## EXERCISE
Set down the material exactly as given, please, from its first line through the line that includes "import plotly.graph_objects as go".

==== DATA

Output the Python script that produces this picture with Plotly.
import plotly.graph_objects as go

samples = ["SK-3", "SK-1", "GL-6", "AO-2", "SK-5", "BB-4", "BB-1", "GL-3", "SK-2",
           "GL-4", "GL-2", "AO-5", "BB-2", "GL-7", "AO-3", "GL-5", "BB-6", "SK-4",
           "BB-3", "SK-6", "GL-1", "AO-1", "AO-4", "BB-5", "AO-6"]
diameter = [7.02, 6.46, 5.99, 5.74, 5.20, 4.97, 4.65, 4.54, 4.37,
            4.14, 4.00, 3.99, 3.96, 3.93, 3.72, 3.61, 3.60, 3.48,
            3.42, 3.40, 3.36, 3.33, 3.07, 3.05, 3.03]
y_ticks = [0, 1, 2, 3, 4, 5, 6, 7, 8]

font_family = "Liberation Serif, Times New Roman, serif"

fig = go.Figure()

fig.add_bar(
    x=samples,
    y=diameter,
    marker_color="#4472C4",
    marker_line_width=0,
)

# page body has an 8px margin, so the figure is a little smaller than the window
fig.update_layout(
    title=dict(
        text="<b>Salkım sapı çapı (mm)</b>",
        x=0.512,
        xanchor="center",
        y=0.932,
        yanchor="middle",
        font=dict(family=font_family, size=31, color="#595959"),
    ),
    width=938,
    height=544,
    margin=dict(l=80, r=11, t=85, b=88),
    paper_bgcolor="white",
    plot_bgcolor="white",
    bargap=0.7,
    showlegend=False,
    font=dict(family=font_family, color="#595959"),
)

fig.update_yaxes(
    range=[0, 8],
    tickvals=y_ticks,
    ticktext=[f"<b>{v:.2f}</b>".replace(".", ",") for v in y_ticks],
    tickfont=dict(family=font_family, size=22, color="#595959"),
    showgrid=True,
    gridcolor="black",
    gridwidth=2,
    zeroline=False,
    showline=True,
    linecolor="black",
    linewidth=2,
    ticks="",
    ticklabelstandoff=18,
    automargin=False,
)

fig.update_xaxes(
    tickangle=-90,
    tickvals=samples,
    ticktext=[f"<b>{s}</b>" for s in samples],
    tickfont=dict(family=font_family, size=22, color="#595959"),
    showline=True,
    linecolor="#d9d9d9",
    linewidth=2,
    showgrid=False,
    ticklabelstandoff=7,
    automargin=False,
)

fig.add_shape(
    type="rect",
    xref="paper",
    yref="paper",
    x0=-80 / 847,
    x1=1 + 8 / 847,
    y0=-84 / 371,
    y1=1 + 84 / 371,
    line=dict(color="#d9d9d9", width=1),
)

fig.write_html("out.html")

========

## TASK RESULT
Output the Python script that produces this picture with Plotly.
import plotly.graph_objects as go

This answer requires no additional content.